Savoir prendre des risques
Pour les associés de Circle, en revanche, il serait temps que les cabinets prennent conscience de la nécessité de mettre en place ce type de rémunération en fonction de la réussite de la mission. « Dans les métiers des services, c’est le cas presque partout, à l’instar des avocats, des agents [d’artistes ou de sportifs par exemple – NDLR]. Le problème de notre secteur, c’est que nous avons un métier avec un vernis où le client n’osait pas le demander. C’est assez neuf. Les MBB ont commencé à se faire tacler par des plus petits et ont trouvé des moyens de se différencier. Ce n’est pas un moyen de faire du pas cher, mais de prendre des risques que les autres ne veulent pas prendre », lance Augustin van Rijckevorsel de Circle, qui avec à peine trois années d’existence, propose une part de commission de succès dans quelque 10 % de ses missions. Un système de rémunération en success fee pourtant pas formalisé dans ce cabinet. Du cas par cas, discuté avec le client.
Une question de volonté
C’est même devenu un enjeu d’évolution auprès de nouveaux clients/secteurs qui font appel au secteur du conseil en stratégie. Car ce sont bien les clients qui osent le demander aujourd’hui. Et selon l’associé de Circle, toutes les missions pourraient intégrer ce type de rémunération au succès. Seulement une question de volonté et d’imagination.
« Le success fee, par définition, c’est l’opérationnel qui va le donner en fonction de la validation et de l’application du plan. Sur les missions de strat pure, il y a de nombreux business cases qui permettent de dire si le plan est bon ou pas. Cela force le conseil à être plus humble face aux opérationnels qui sont les mieux placés pour le faire », estime Augustin van Rijckevorsel.
Circle a pour exemple récemment réalisé ce type de mission en rémunération variable dans le cadre d’un plan stratégique de revue complète de l’organisation de son client du secteur des FMCG.
« Notre succes fee était proportionnel à l’intégration de recommandations par les patrons dans leur P&L [compte de résultat – NDLR] qui lui-même influence leur bonus », précise Gus qui a intégré (et touché) 20 % de rémunération en success fees sur ce dossier.
En revanche, toutes les missions ne nécessiteraient pas ce type de rémunération, comme les missions courtes ou celles qui ont des livrables très précis. « La notion de succès est déterminée par un atterrissage sur de grosses et longues missions, ou l’opérationnalité de sujets très importants », estime, à contre-courant, le patron de Circle.

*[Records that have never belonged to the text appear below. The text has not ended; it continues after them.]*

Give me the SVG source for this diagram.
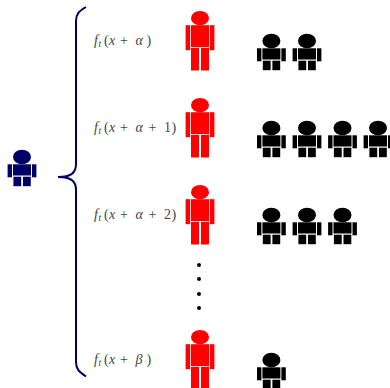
<svg xmlns="http://www.w3.org/2000/svg" xmlns:xlink="http://www.w3.org/1999/xlink" width="390" height="388" viewBox="0 0 390 388">
<style>
.m{font-family:"Liberation Serif","Times New Roman",serif;font-size:14px;fill:#444}
.i{font-style:italic}
.s{font-size:9.500px}
.red{fill:#f00}.blk{fill:#000}.nav{fill:#000066}
</style>
<defs>
<g id="small">
<ellipse cx="9" cy="7" rx="9" ry="7.3"/>
<rect x="0" y="14.3" width="18" height="11.2"/>
<rect x="-5.4" y="14.3" width="4.4" height="13"/>
<rect x="19" y="14.3" width="4.4" height="13"/>
<rect x="0.4" y="26.7" width="7.8" height="9.5"/>
<rect x="10" y="26.7" width="7.8" height="9.5"/>
</g>
<g id="tall">
<ellipse cx="9" cy="7.2" rx="9" ry="7.2"/>
<rect x="0" y="14.2" width="18" height="22"/>
<rect x="-5.4" y="14.2" width="4.6" height="25"/>
<rect x="18.8" y="14.2" width="4.6" height="25"/>
<rect x="0" y="37" width="8" height="22.500"/>
<rect x="10" y="37" width="8" height="22.500"/>
</g>
</defs>
<g id="connectors">
<path d="M86 7C79 11 76 14 76 21V164C76 173 71 177 58 177C71 177 76 181 76 190V362C76 369 79 372 86 376.500" fill="none" stroke="#000066" stroke-width="2"/>
</g>
<g id="source"><use xlink:href="#small" href="#small" class="nav" x="13" y="150"/></g>
<g id="label-1"><text class="m" y="44.500"><tspan class="i" x="94">f</tspan><tspan class="i s" x="98.500" dy="2">t</tspan><tspan x="104" dy="-2">(</tspan><tspan class="i" x="109">x</tspan><tspan x="120">+</tspan><tspan class="i" x="135.500">α</tspan><tspan x="146.500">)</tspan></text></g>
<g id="label-2"><text class="m" y="131.500"><tspan class="i" x="94">f</tspan><tspan class="i s" x="98.500" dy="2">t</tspan><tspan x="104" dy="-2">(</tspan><tspan class="i" x="109">x</tspan><tspan x="120">+</tspan><tspan class="i" x="135.500">α</tspan><tspan x="148.500">+</tspan><tspan x="164">1</tspan><tspan x="171.500">)</tspan></text></g>
<g id="label-3"><text class="m" y="218.500"><tspan class="i" x="94">f</tspan><tspan class="i s" x="98.500" dy="2">t</tspan><tspan x="104" dy="-2">(</tspan><tspan class="i" x="109">x</tspan><tspan x="120">+</tspan><tspan class="i" x="135.500">α</tspan><tspan x="148.500">+</tspan><tspan x="164">2</tspan><tspan x="171.500">)</tspan></text></g>
<g id="label-4"><text class="m" y="363.500"><tspan class="i" x="94">f</tspan><tspan class="i s" x="98.500" dy="2">t</tspan><tspan x="104" dy="-2">(</tspan><tspan class="i" x="109">x</tspan><tspan x="120">+</tspan><tspan class="i" x="135.500">β</tspan><tspan x="146.500">)</tspan></text></g>
<g id="red-1"><use xlink:href="#tall" href="#tall" class="red" x="191" y="11"/></g>
<g id="red-2"><use xlink:href="#tall" href="#tall" class="red" x="191" y="98"/></g>
<g id="red-3"><use xlink:href="#tall" href="#tall" class="red" x="191" y="185"/></g>
<g id="red-4"><use xlink:href="#tall" href="#tall" class="red" x="191" y="330"/></g>
<g id="row-1" class="blk"><use xlink:href="#small" href="#small" x="262.400" y="34"/><use xlink:href="#small" href="#small" x="298" y="34"/></g>
<g id="row-2" class="blk"><use xlink:href="#small" href="#small" x="262.400" y="121"/><use xlink:href="#small" href="#small" x="298" y="121"/><use xlink:href="#small" href="#small" x="333.500" y="121"/><use xlink:href="#small" href="#small" x="369" y="121"/></g>
<g id="row-3" class="blk"><use xlink:href="#small" href="#small" x="262.400" y="208"/><use xlink:href="#small" href="#small" x="298" y="208"/><use xlink:href="#small" href="#small" x="333.500" y="208"/></g>
<g id="row-4" class="blk"><use xlink:href="#small" href="#small" x="262.400" y="353"/></g>
<g id="dots" class="blk"><circle cx="199" cy="265" r="2"/><circle cx="199" cy="279" r="2"/><circle cx="199" cy="294" r="2"/><circle cx="199" cy="308" r="2"/></g>
</svg>
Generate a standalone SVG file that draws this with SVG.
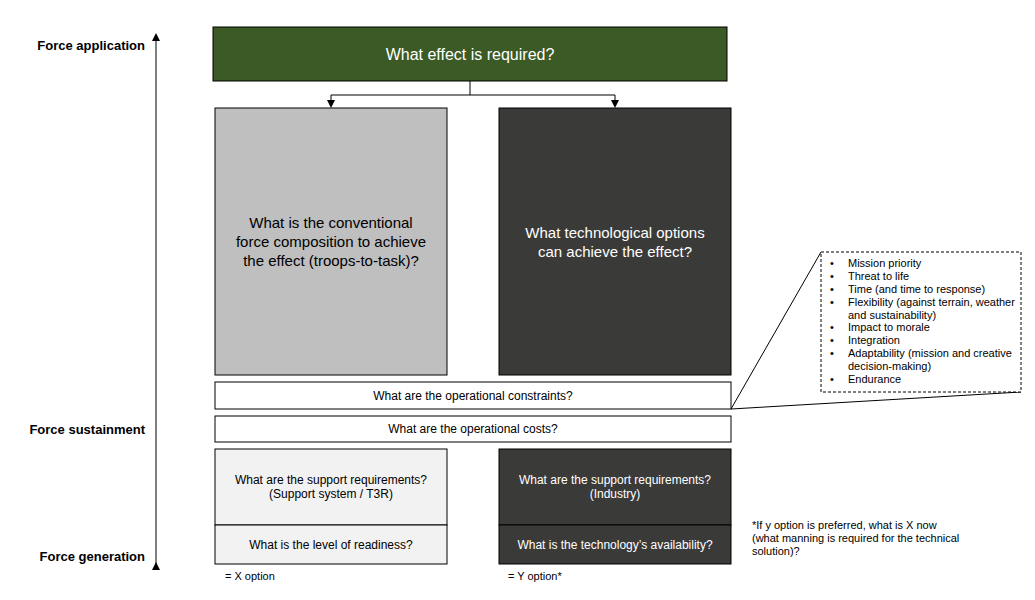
<svg xmlns="http://www.w3.org/2000/svg" width="1035" height="600" viewBox="0 0 1035 600">
<defs>
<marker id="ah" markerWidth="8" markerHeight="8" refX="4" refY="4" orient="auto" markerUnits="userSpaceOnUse"><path d="M0,0 L8,4 L0,8 z" fill="#000"/></marker>
<style>
text{font-family:"Liberation Sans",Arial,sans-serif;}
.lab{font-size:13px;font-weight:bold;text-anchor:end;fill:#000}
.box{stroke:#000;stroke-width:1}
.s{font-size:12px;text-anchor:middle}
.b{font-size:11px}
.ln{stroke:#000;stroke-width:1;fill:none}
</style>
</defs>
<rect width="1035" height="600" fill="#fff"/>
<g id="labels">
<text class="lab" x="145" y="50">Force application</text>
<text class="lab" x="145" y="434">Force sustainment</text>
<text class="lab" x="145" y="561">Force generation</text>
</g>
<g id="connectors">
<line class="ln" x1="156" y1="566" x2="156" y2="37" marker-end="url(#ah)" marker-start="url(#ah)"/>
<path class="ln" d="M470,81 V95 H331 V104" marker-end="url(#ah)"/>
<path class="ln" d="M470,95 H615 V104" marker-end="url(#ah)"/>
<path class="ln" d="M821,252 L731,409 L1021,392"/>
</g>
<g id="effect"><rect class="box" x="213" y="27" width="514" height="54" fill="#3b5a25"/><text x="470" y="60" font-size="16" fill="#fff" text-anchor="middle">What effect is required?</text></g>
<g id="conventional"><rect class="box" x="215" y="108" width="232" height="267" fill="#bfbfbf"/><text font-size="15" text-anchor="middle" fill="#000"><tspan x="331" y="228">What is the conventional</tspan><tspan x="331" y="247">force composition to achieve</tspan><tspan x="331" y="266">the effect (troops-to-task)?</tspan></text></g>
<g id="tech"><rect class="box" x="499" y="108" width="232" height="267" fill="#3a3a38"/><text font-size="15" text-anchor="middle" fill="#fff"><tspan x="615" y="238">What technological options</tspan><tspan x="615" y="257">can achieve the effect?</tspan></text></g>
<g id="constraints"><rect class="box" x="215" y="382" width="516" height="27" fill="#fff"/><text class="s" x="473" y="400">What are the operational constraints?</text></g>
<g id="costs"><rect class="box" x="215" y="416" width="516" height="26" fill="#fff"/><text class="s" x="473" y="433">What are the operational costs?</text></g>
<g id="supportL"><rect class="box" x="215" y="449" width="232" height="76" fill="#f2f2f2"/><text class="s"><tspan x="331" y="484">What are the support requirements?</tspan><tspan x="331" y="498">(Support system / T3R)</tspan></text></g>
<g id="readiness"><rect class="box" x="215" y="525" width="232" height="39" fill="#f2f2f2"/><text class="s" x="331" y="549">What is the level of readiness?</text></g>
<g id="supportR"><rect class="box" x="499" y="449" width="232" height="76" fill="#3a3a38"/><text class="s" fill="#fff"><tspan x="615" y="484">What are the support requirements?</tspan><tspan x="615" y="498">(Industry)</tspan></text></g>
<g id="availability"><rect class="box" x="499" y="525" width="232" height="39" fill="#3a3a38"/><text class="s" x="615" y="549" fill="#fff">What is the technology’s availability?</text></g>
<g id="criteria"><rect x="821" y="252" width="200" height="140" fill="#fff" stroke="#000" stroke-dasharray="3,2"/>
<text class="b"><tspan x="830" y="267">•</tspan><tspan x="848" y="267">Mission priority</tspan><tspan x="830" y="280">•</tspan><tspan x="848" y="280">Threat to life</tspan><tspan x="830" y="293">•</tspan><tspan x="848" y="293">Time (and time to response)</tspan><tspan x="830" y="306">•</tspan><tspan x="848" y="306">Flexibility (against terrain, weather</tspan><tspan x="848" y="319">and sustainability)</tspan><tspan x="830" y="331">•</tspan><tspan x="848" y="331">Impact to morale</tspan><tspan x="830" y="344">•</tspan><tspan x="848" y="344">Integration</tspan><tspan x="830" y="357">•</tspan><tspan x="848" y="357">Adaptability (mission and creative</tspan><tspan x="848" y="370">decision-making)</tspan><tspan x="830" y="383">•</tspan><tspan x="848" y="383">Endurance</tspan></text></g>
<g id="notes">
<text class="b" x="225" y="580">= X option</text>
<text class="b" x="508" y="580">= Y option*</text>
<text class="b"><tspan x="752" y="529">*If y option is preferred, what is X now</tspan><tspan x="752" y="542">(what manning is required for the technical</tspan><tspan x="752" y="555">solution)?</tspan></text>
</g>
</svg>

Il faut cependant à ses yeux être en mesure de construire une véritable relation de confiance avec les clients, ce qui n’est pas possible dans 100 % des cas, et de définir en amont des KPI, des indicateurs de performance pertinents en fonction des clients ou des missions.
Des alternatives préférées aux commissions de succès
Avec la confiance comme marqueur chez Advancy, le cabinet a mis au point un autre deal jugé plus performant que les commissions de succès, à la discrétion des clients. « Pour donner confiance aux clients, nous leur proposons de nous donner 20 % de plus à la fin de la mission s’ils sont très contents de notre travail. Et ça marche ! », atteste Éric de Bettignies, dont le cabinet effectue environ 15 % de ses missions avec ce bonus de satisfecit.
Un autre cabinet de la place (qui préfère ne pas être cité) préfère lui le satisfaction fee au success fee. « Il est basé uniquement sur l’avis du donneur d’ordre et de la qualité du rendu de la mission. Ce satisfaction fee, décidé dans le cadre de la discussion du contrat initial à hauteur de 10 % de la rémunération globale, reste à son entière appréciation », détaille l’associé interrogé.
Le boss de Circle assure que le success fee a un bel avenir. Il avance, dans un moyen terme, un ratio de 40 % des revenus d’un cabinet payés à la réussite. Une rémunération plus saine à ses yeux, et qui pousse les cabinets à des recommandations plus justes. « On ne promet plus monts et merveilles. Cela nous oblige à revoir les objectifs et les moyens. Les objectifs sans moyens, c’est comme une caravane sans voiture. Il faut ramener de la responsabilité des cabinets face aux objectifs qu’ils visent », avance Gus.